ISLAMABAD: While clearing a 29 paisa per unit reduction in monthly fuel cost adjustment (FCA) for ex-Wapda distribution companies (Discos), the National Electric Power Regulatory Authority (Nepra) on Tuesday said it was not taken into confidence over the closure of a terminal of Liquefied Natural Gas (LNG).
Presiding over a public hearing on a tariff petition of Central Power Purchasing Agency (CPPA) on behalf of Discos, Nepra chairman Tauseef H. Farooqi said the regulator was not taken into confidence regarding shutting down of LNG terminal and the use of alternative expensive fuel for power generation during the dry docking of Engro Floating Storage Re-Gasified Unit (FSRU).
The CPPA had requested the regulator to allow a refund of about 12 paisa per unit overcharged to consumers in the month of May 2021 under FCA mechanism.
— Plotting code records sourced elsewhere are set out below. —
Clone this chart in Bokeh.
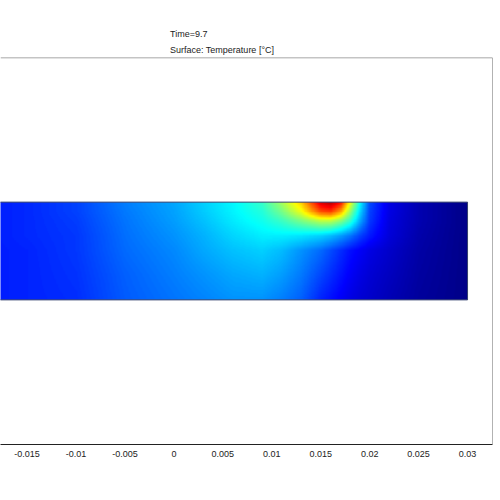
import numpy as np
from bokeh.plotting import figure
from bokeh.models import (LinearColorMapper, FixedTicker, Span, Title, Range1d)
from bokeh.embed import file_html
from bokeh.resources import INLINE

# ---- data ----
title_time = "Time=9.7"
title_expr = "Surface: Temperature [°C]"

tick_values = [-0.015, -0.01, -0.005, 0.0, 0.005, 0.01, 0.015, 0.02, 0.025, 0.03]
tick_labels = ["-0.015", "-0.01", "-0.005", "0", "0.005", "0.01", "0.015", "0.02", "0.025", "0.03"]

# sample positions of the temperature field (m)
field_x = [-0.020, -0.015, -0.010, -0.005, 0.000, 0.003, 0.006, 0.009, 0.011, 0.013,
           0.014, 0.015, 0.016, 0.017, 0.018, 0.019, 0.020, 0.022, 0.025, 0.030]
field_y = [0.005, 0.004, 0.003, 0.0015, 0.0, -0.0025, -0.005]

# normalised temperature (0 = coldest, 1 = hottest), one row per field_y
temp_y0 = [0.15, 0.165, 0.19, 0.25, 0.29, 0.33, 0.37, 0.43, 0.54, 0.68, 0.80, 0.92, 0.96, 0.88, 0.62, 0.38, 0.20, 0.10, 0.05, 0.01]
temp_y1 = [0.15, 0.165, 0.19, 0.245, 0.285, 0.325, 0.365, 0.41, 0.49, 0.61, 0.71, 0.80, 0.82, 0.72, 0.52, 0.34, 0.19, 0.10, 0.05, 0.01]
temp_y2 = [0.15, 0.165, 0.185, 0.24, 0.28, 0.315, 0.355, 0.39, 0.43, 0.49, 0.52, 0.55, 0.55, 0.50, 0.42, 0.29, 0.18, 0.095, 0.05, 0.01]
temp_y3 = [0.15, 0.165, 0.18, 0.235, 0.27, 0.30, 0.335, 0.36, 0.36, 0.35, 0.34, 0.33, 0.31, 0.28, 0.24, 0.19, 0.15, 0.09, 0.045, 0.01]
temp_y4 = [0.15, 0.16, 0.18, 0.23, 0.26, 0.29, 0.315, 0.33, 0.31, 0.27, 0.25, 0.23, 0.20, 0.17, 0.14, 0.12, 0.10, 0.075, 0.04, 0.01]
temp_y5 = [0.15, 0.16, 0.175, 0.22, 0.25, 0.27, 0.29, 0.30, 0.28, 0.245, 0.22, 0.195, 0.17, 0.145, 0.12, 0.10, 0.085, 0.065, 0.035, 0.01]
temp_y6 = [0.15, 0.16, 0.17, 0.215, 0.24, 0.255, 0.27, 0.27, 0.25, 0.22, 0.19, 0.16, 0.14, 0.12, 0.10, 0.085, 0.075, 0.055, 0.03, 0.01]

# ---- build display grid (smooth rendering of the sampled field) ----
rows = np.array([temp_y0, temp_y1, temp_y2, temp_y3, temp_y4, temp_y5, temp_y6])
fx = np.array(field_x)
fy = np.array(field_y)
nx, ny = 700, 140
gx = np.linspace(fx.min(), fx.max(), nx)
gy = np.linspace(fy.min(), fy.max(), ny)  # bottom -> top
tmp = np.array([np.interp(gx, fx, r) for r in rows])  # rows top->bottom
fy_asc = fy[::-1]
tmp_asc = tmp[::-1]
img = np.empty((ny, nx))
for j in range(nx):
    img[:, j] = np.interp(gy, fy_asc, tmp_asc[:, j])


def jet_palette(n=256):
    out = []
    for i in range(n):
        v = i / (n - 1)
        r = np.clip(1.5 - abs(4 * v - 3), 0, 1)
        g = np.clip(1.5 - abs(4 * v - 2), 0, 1)
        b = np.clip(1.5 - abs(4 * v - 1), 0, 1)
        out.append("#%02x%02x%02x" % (int(r * 255), int(g * 255), int(b * 255)))
    return out


mapper = LinearColorMapper(palette=jet_palette(), low=0.0, high=1.0)

# ---- figure ----
x_start, x_end = -0.01772, 0.03255
y_half = 0.0198

p = figure(width=500, height=490, output_backend="svg", toolbar_location=None,
           x_range=Range1d(x_start, x_end), y_range=Range1d(-y_half, y_half),
           y_axis_location=None, min_border_left=0, min_border_right=8,
           min_border_top=57, min_border_bottom=46)
p.outline_line_color = None
p.grid.visible = False
p.background_fill_color = "white"
p.border_fill_color = "white"

p.image(image=[img], x=fx.min(), y=fy.min(), dw=fx.max() - fx.min(),
        dh=fy.max() - fy.min(), color_mapper=mapper)
p.quad(left=[fx.min()], right=[fx.max()], bottom=[fy.min()], top=[fy.max()],
       fill_color=None, line_color="#34406e", line_width=1)

ax = p.xaxis[0]
ax.ticker = FixedTicker(ticks=tick_values)
ax.major_label_overrides = {v: s for v, s in zip(tick_values, tick_labels)}
ax.major_tick_line_color = None
ax.minor_tick_line_color = None
ax.major_tick_out = 0
ax.major_tick_in = 0
ax.major_label_standoff = 6
ax.axis_line_color = "#222222"
ax.major_label_text_font = "Liberation Sans"
ax.major_label_text_font_size = "9px"
ax.major_label_text_color = "#222222"

p.add_layout(Span(location=y_half, dimension="width", line_color="#8a8a8a", line_width=1.5))
p.add_layout(Span(location=x_end, dimension="height", line_color="#666666", line_width=1))

for txt, so in [(title_expr, 5), (title_time, 3)]:
    p.add_layout(Title(text=txt, align="left", offset=169.5, text_font="Liberation Sans",
                       text_font_size="9px", text_font_style="normal",
                       text_color="#222222", standoff=so), "above")

open("out.html", "w").write(file_html(p, INLINE))
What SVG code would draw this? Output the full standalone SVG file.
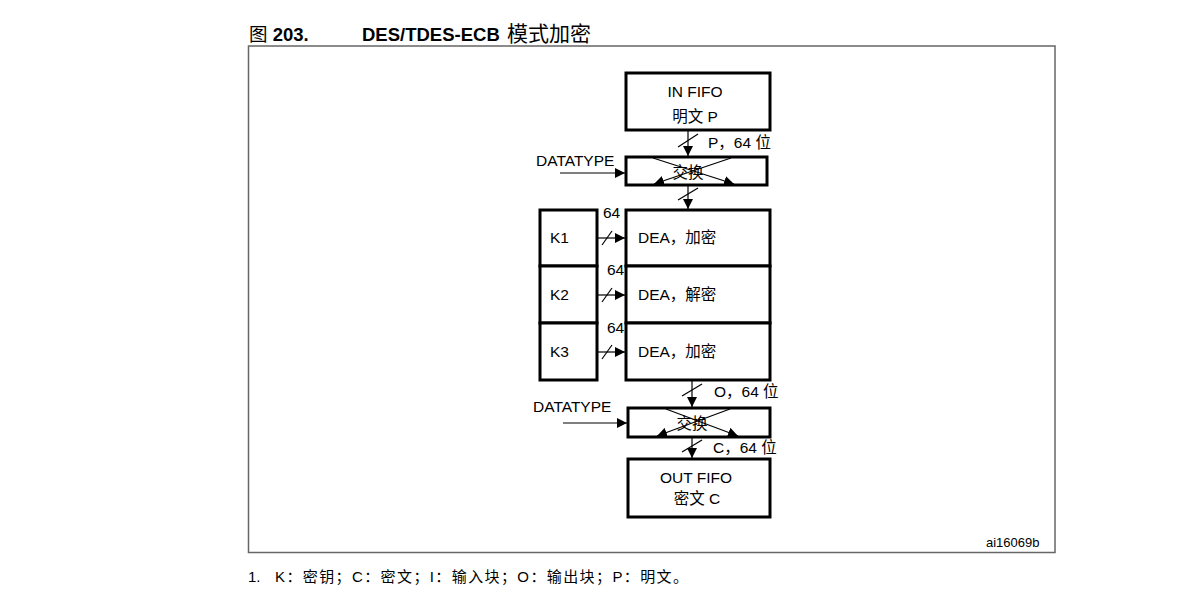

However, the Nepra officials pointed out that against the actual fuel charge component of Rs5.6734 per unit, the reference fuel charge component was Rs5.9322 per unit, a difference of 26 paisa.
Nepra clears 29 paisa per unit reduction for ex-Wapda Discos; says it was not informed about LNG terminal closure
Likewise, another deviation from Economic Merit Order was pointed out that caused an extra burden of Rs354.29 million or about 3paisa per unit. As such, Nepra worked out about 29 paisa per unit reduction involving a total financial impact of about Rs3.6bn.
However, only about Rs1.8bn would practically be refunded to consumers for the fact that this reduction is not allowed to consumers using less than 300 units and agriculture consumers on the premise that they enjoyed subsidized rates. The lower fuel cost would be adjusted in consumer bills in the upcoming billing month of July.
These rates would not be applicable to K-Electric consumers.
During hearing, the Nepra officials said the power companies operated inefficient power plants in May and reported gas supplies of just 600mmcfd instead of 800mmcfd for power generation and hence the higher cost caused by the use of inefficient power plants and system weaknesses should not be transferred to power consumers.
The Nepra chief expressed displeasure over repeated faults in transmission system and wondered if the National Transmission and Dispatch Company (NTDC) top brass was sleeping when the government was installing power plants. “Why the NTDC didn’t bring the upgrade of transmission system into government’s notice when they were installing new power plants”? he questioned.
The public hearing was informed that total energy generation from all sources in May was recorded at 13,009 gigawatt hour (Gwh) at a total cost of Rs74bn at an average rate of Rs5.7 per unit. Of this, about 12,678Gwh were delivered to Discos at Rs73.6bn at an average rate of Rs5.8 per unit.
The data showed that hydropower generation contributed 26.6pc of overall energy mix in May. The share of coal generation stood at 20pc, while the share of RLNG-based power generation to national grid stood at 22pc and that of local gas at 11pc. Similarly, the generation from furnace oil-based plants stood at about 6pc when compared to 2.62pc in April, while the share of nuclear power remained generally unchanged at 10.2pc. The share of wind power and baggase stood at 3pc. There was no fuel cost on hydroelectricity while coal-based fuel cost stood at Rs7.8 per unit. Nuclear energy fuel cost stood at slightly over Rs1.14 per unit while power produced from local gas stood at Rs7.85 per unit. The cost of RLNG-based plants was worked out at Rs10 per unit.
Electricity imported from Iran had a cost of Rs11 per unit and its total share in power supply was just 0.36pc. The most expensive generation came at Rs14.34 per unit from furnace oil-based plants and a minor production from diesel at the rate of Rs22 per unit.